According to the SEC’s order, RSM’s planning and supervision of the audit, as well as the evaluation of audit results and review of Revolution’s disclosures, all failed to adhere to the Public Company Accounting Oversight Board’s auditing and quality control standards.
The SEC also charged RSM partners Steven Kirn and Richard Condon and senior audit manager Michael Piqueira for their roles in the improper audits. The SEC’s order against the three employees finds that Kirn, RSM’s lead partner on its Revolution audits, and Piqueira, the senior manager on those audits, failed to adequately plan, supervise, and execute the audits. Condon was charged with improperly reviewing and approving RSM’s analysis that inaccurately concluded Revolution’s errors and inflated revenue were immaterial to investors.
"Auditors are important checks against fraud, and they should be scrutinizing arrangements like bill and hold sales," said Gurbir Grewal, Director of the Division of Enforcement. "RSM failed to do this at all levels, from the engagement team up through the firm’s national office.

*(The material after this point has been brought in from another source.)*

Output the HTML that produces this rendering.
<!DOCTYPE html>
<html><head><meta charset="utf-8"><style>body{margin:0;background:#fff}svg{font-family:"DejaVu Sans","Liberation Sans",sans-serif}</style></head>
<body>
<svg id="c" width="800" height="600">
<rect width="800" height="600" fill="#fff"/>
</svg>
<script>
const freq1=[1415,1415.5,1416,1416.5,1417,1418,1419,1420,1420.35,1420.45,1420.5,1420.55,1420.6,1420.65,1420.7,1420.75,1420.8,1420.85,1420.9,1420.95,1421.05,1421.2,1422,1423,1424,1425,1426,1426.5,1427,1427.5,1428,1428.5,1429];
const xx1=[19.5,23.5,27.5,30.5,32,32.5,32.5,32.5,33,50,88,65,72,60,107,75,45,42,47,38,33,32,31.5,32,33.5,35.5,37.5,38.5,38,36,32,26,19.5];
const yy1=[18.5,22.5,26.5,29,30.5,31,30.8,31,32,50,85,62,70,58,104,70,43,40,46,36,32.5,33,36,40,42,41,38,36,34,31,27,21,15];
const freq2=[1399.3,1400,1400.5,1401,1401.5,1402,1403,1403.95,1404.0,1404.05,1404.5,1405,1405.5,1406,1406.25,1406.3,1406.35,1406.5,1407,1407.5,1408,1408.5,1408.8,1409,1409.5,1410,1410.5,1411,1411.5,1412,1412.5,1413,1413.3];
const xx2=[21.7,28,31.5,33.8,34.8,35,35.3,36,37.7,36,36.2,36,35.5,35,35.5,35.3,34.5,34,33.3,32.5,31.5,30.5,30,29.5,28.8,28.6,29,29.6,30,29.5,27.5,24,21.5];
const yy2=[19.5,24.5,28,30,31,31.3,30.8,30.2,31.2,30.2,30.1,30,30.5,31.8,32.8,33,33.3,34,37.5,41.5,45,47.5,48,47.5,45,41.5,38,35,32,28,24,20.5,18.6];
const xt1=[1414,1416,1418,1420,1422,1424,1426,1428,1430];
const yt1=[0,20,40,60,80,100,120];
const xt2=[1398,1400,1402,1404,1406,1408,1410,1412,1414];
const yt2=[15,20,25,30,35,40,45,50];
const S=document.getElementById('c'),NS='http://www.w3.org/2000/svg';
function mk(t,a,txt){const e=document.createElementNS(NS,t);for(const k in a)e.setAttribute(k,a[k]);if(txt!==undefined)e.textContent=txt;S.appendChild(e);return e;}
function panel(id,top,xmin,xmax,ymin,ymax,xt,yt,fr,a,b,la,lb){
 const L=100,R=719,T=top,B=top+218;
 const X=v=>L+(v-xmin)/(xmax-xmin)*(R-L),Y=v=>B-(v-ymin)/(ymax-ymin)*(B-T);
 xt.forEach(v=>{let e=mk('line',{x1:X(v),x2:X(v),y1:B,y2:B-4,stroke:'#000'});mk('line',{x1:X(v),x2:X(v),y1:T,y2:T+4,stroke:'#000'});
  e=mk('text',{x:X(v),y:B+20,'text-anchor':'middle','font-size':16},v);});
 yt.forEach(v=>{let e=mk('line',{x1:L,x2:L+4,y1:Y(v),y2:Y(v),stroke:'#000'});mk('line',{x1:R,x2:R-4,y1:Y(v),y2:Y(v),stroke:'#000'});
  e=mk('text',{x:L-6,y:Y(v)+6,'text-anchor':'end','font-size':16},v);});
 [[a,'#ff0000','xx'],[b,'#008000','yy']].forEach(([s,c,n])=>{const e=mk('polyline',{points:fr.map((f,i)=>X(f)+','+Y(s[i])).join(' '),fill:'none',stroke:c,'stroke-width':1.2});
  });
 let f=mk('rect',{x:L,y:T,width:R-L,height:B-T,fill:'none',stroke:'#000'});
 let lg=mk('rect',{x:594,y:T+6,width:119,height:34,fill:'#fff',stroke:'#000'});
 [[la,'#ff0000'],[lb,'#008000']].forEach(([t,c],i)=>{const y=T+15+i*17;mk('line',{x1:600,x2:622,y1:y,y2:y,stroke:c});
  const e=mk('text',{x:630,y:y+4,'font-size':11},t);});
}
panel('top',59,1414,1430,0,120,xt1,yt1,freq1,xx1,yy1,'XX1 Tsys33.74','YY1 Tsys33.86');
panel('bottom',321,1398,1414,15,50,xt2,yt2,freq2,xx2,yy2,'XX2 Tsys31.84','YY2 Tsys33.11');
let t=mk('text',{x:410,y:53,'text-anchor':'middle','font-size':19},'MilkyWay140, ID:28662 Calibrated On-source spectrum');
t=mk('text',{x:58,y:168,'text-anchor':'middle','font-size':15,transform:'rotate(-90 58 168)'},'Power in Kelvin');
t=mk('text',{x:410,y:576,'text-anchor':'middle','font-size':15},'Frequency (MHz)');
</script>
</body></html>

And by giving Revolution a pass, investors learned only too late that Revolution was committing a multi-year fraud."
Without admitting or denying the SEC’s findings, RSM agreed to pay a $3.75 million penalty, to be censured, and to retain an independent consultant to review and evaluate its audit, review, and quality control policies and procedures. Without admitting or denying the SEC’s findings, Kirn and Piqueira agreed to be suspended from appearing and practicing before the SEC as accountants, with the right to apply for reinstatement after three years and one year, respectively. In addition, without admitting or denying the SEC’s findings, Condon agreed to a censure. RSM, Kirn, and Piqueira also agreed to a cease-and-desist order.
The SEC’s case is being handled by Peter Moores, Ryan Murphy, Trevor Donelan, Marc Jones, and Michele T. Perillo of the Boston Regional Office.